Research Interests and Background

As an avian ecologist, I am broadly interested in how species interact with the environment and respond and adapt to changing conditions, particularly anthropogenically-derived changes. Understanding the effects of changing conditions on populations is critical for informing management and conservation efforts.

My Master’s research involved studying the ecology and survival of a ground-nesting passerine during the post-fledging period in a forested urban park in Portland, Oregon. We learned that fledgling survival was lowest near edges between the park and residential areas, likely due to the additive effect of predation by natural predators and introduced domestic cats, and that low fledgling survival rates near edges combined with a seeming preference for nesting near edges created an ecological trap.

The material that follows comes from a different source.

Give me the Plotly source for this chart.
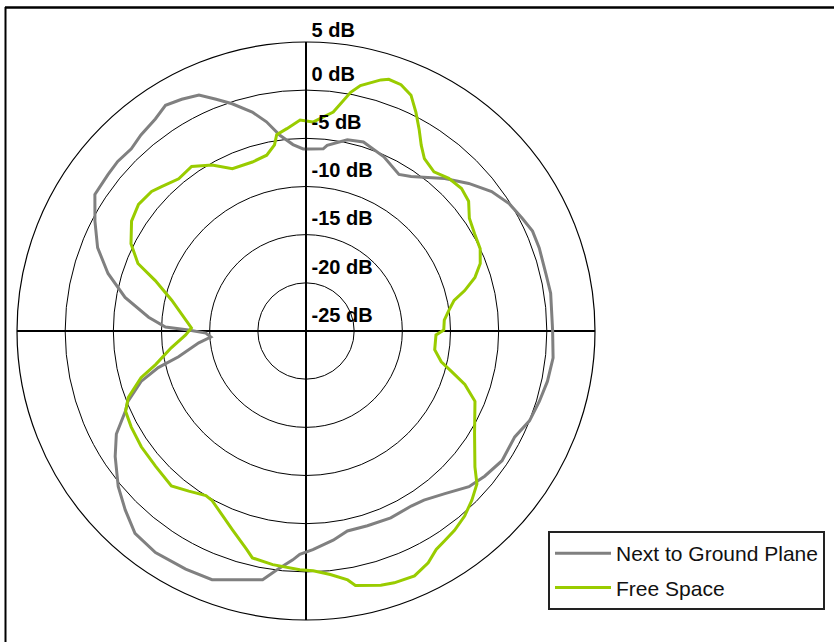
import plotly.graph_objects as go

# Angles (degrees, clockwise from top) and levels (dB)
ground_theta = [1.3, 5.4, 6.5, 12.2, 16.9, 24.1, 30.7, 34.2, 42.3, 47.8, 53.1, 58.0, 62.4, 66.2,
                70.4, 76.5, 81.2, 89.8, 96.2, 101.8, 106.8, 111.9, 116.9, 123.5, 129.1, 133.7,
                139.5, 145.1, 149.0, 155.6, 162.5, 168.3, 172.6, 178.2, 181.6, 183.3, 187.0,
                189.9, 200.7, 206.8, 214.2, 220.2, 225.3, 230.4, 236.7, 241.5, 246.1, 248.4,
                253.0, 256.1, 258.6, 263.7, 266.4, 268.8, 270.5, 271.6, 275.0, 280.5, 286.2,
                291.8, 297.5, 302.9, 308.3, 312.0, 316.2, 319.9, 324.6, 328.1, 331.8, 335.6,
                338.8, 342.0, 346.2, 349.3, 352.4, 356.0, 359.1, 361.3]
ground_db = [-6.1, -6.0, -5.6, -4.7, -4.5, -5.2, -6.1, -5.6, -3.6, -2.2, -0.9, -0.1, 0.3, 0.7,
             0.7, 0.6, 0.7, 0.6, 0.8, 0.6, 0.3, 0.0, -0.7, -0.6, -1.1, -1.6,
             -2.8, -3.6, -3.8, -3.7, -3.8, -3.8, -3.1, -2.3, -1.8, -1.2, 0.0,
             1.2, 2.6, 2.7, 2.8, 2.5, 1.4, 0.3, -1.3, -2.6, -4.5, -5.1,
             -7.1, -9.2, -11.5, -13.8, -15.1, -14.6, -12.8, -10.4, -8.6, -5.9, -3.6,
             -1.7, -0.3, 1.1, 1.2, 1.3, 1.2, 1.6, 2.0, 2.6, 2.3, 1.9,
             0.8, -0.2, -1.6, -2.9, -4.5, -5.6, -6.1, -6.1]

free_theta = [1.9, 7.1, 10.6, 12.5, 16.6, 18.2, 21.1, 24.0, 26.7, 29.3, 31.8, 34.5, 38.8, 43.1,
              47.5, 51.4, 55.4, 60.1, 64.7, 68.8, 72.4, 75.7, 78.3, 81.7, 85.5, 89.6, 91.7,
              98.3, 102.8, 105.6, 108.6, 112.6, 121.4, 128.8, 131.8, 135.6, 139.4, 143.3,
              146.6, 149.2, 152.2, 156.1, 160.7, 163.6, 169.0, 170.5, 174.3, 178.3, 181.5,
              188.1, 193.3, 195.2, 200.3, 209.1, 211.3, 216.2, 221.0, 228.0, 234.9, 241.2,
              246.0, 249.5, 254.2, 257.4, 262.9, 268.1, 271.5, 282.9, 288.5, 291.9, 296.5,
              302.2, 307.1, 312.1, 315.0, 320.1, 325.2, 330.5, 335.6, 342.4, 347.4, 350.4,
              351.5, 354.6, 358.4, 361.9]
free_db = [-3.3, -2.1, 0.2, 1.1, 2.2, 2.5, 2.4, 1.8, 0.4, -1.0, -2.3, -3.3, -3.8, -3.3,
           -3.1, -3.4, -4.4, -4.8, -5.0, -5.6, -6.6, -8.0, -9.3, -10.0, -10.6, -10.7, -11.5,
           -11.5, -10.6, -9.3, -7.6, -6.0, -4.5, -2.5, -1.2, -0.4, 0.3, 0.8,
           1.1, 1.4, 2.2, 2.8, 2.7, 2.5, 1.9, 1.2, 0.4, -0.1, -0.2,
           -0.5, -0.8, -1.5, -3.0, -4.9, -5.0, -4.4, -3.7, -4.0, -4.1, -4.3,
           -4.5, -5.3, -7.2, -9.0, -10.9, -12.5, -13.1, -10.7, -8.5, -6.2, -4.7,
           -3.6, -3.2, -3.4, -3.8, -4.4, -4.2, -5.2, -6.5, -6.6, -6.3, -5.4,
           -4.4, -3.9, -3.1, -3.3]

tick_vals = [-25, -20, -15, -10, -5, 0, 5]
tick_labels = ["-25 dB", "-20 dB", "-15 dB", "-10 dB", "-5 dB", "0 dB", "5 dB"]

R_MIN, R_MAX = -25, 5
LABEL_LIFT = 0.45  # dB; lifts each ring label a little above its ring

fig = go.Figure()
fig.add_trace(go.Scatterpolar(
    r=ground_db, theta=ground_theta, mode="lines", name="Next to Ground Plane",
    legendgroup="g1", line=dict(color="#808080", width=3), hoverinfo="skip"))
fig.add_trace(go.Scatterpolar(
    r=free_db, theta=free_theta, mode="lines", name="Free Space",
    legendgroup="g2", line=dict(color="#99CC00", width=3), hoverinfo="skip"))
# radial labels placed just above each ring on the upward axis
fig.add_trace(go.Scatterpolar(
    r=[min(v + LABEL_LIFT, R_MAX) for v in tick_vals], theta=[0] * len(tick_vals),
    mode="text", text=["\u00a0" + t for t in tick_labels], textposition="top right",
    showlegend=False, hoverinfo="skip", cliponaxis=False,
    textfont=dict(family="Liberation Sans, Arial", size=20, color="black", weight="bold")))

fig.update_layout(
    width=834, height=642,
    margin=dict(l=0, r=0, t=0, b=0),
    paper_bgcolor="white",
    font=dict(family="Liberation Sans, Arial", color="black"),
    polar=dict(
        domain=dict(x=[17 / 834, 595 / 834], y=[1 - 620 / 642, 1 - 42 / 642]),
        bgcolor="white",
        radialaxis=dict(range=[R_MIN, R_MAX], tickvals=tick_vals, showticklabels=False,
                        ticks="", showgrid=True, gridcolor="black", gridwidth=1.2,
                        showline=True, linecolor="black", linewidth=1.5, angle=90),
        angularaxis=dict(rotation=90, direction="clockwise", dtick=90,
                         showticklabels=False, ticks="", showgrid=True,
                         gridcolor="black", gridwidth=1.5,
                         showline=True, linecolor="black", linewidth=1.2),
    ),
    legend=dict(x=548 / 834, y=1 - 531 / 642, xanchor="left", yanchor="top",
                bgcolor="white", bordercolor="#222222", borderwidth=2,
                font=dict(family="Liberation Sans, Arial", size=21, color="#111111"),
                itemwidth=56, tracegroupgap=4),
    shapes=[
        dict(type="line", xref="paper", yref="paper", x0=5 / 834, x1=1, y0=1 - 7.5 / 642,
             y1=1 - 7.5 / 642, line=dict(color="black", width=2.5)),
        dict(type="line", xref="paper", yref="paper", x0=5.5 / 834, x1=5.5 / 834,
             y0=0, y1=1 - 7 / 642, line=dict(color="black", width=2)),
    ],
)

fig.write_html("out.html", config={"displayModeBar": False},
               post_script="document.body.style.margin='0';document.body.style.overflow='hidden';")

Before beginning my PhD program at UW, I worked for several years with the Kauai Endangered Seabird Recovery Project. As part of the Underline Monitoring Project, I studied Newell’s Shearwaters and Hawaiian Petrels and their rates of collision with power lines as they travel from their montane burrows to the sea. Part of this work involved using automated audio recording devices to detect the unique sound of a bird/powerline collision in an effort to pinpoint collision hotspots and to contribute to an island-wide model of seabird/powerline collision risk. I also contributed to a long-term study of shearwater and petrel population trends on Kauai using ornithological radar, and worked to identify a new method for differentiating shearwater and petrel radar targets from a long-term dataset based on species-specific transit times obtained from visual data.


Ruffed Grouse Research

Ruffed Grouse are winter-adapted birds closely associated with northern forests. Despite their popularity as game birds and various conservation and management efforts, populations have declined by over 50% during the last 50 years, particularly on the southern edge of their range. As global temperatures rise and snow cover becomes more variable, the adaptations that grouse have for surviving in the cold and snow may increase their sensitivity to changing climatic conditions. As part of my PhD research, I will be quantifying how predation on Ruffed Grouse is influenced by winter climate in a forested ecosystem in central Wisconsin.



M.S.  Biology, Portland State University, 2011. Thesis: Post-fledging survival and habitat use of Spotted Towhees in an urban park.

B.S. Biology, University of Toledo, 2005.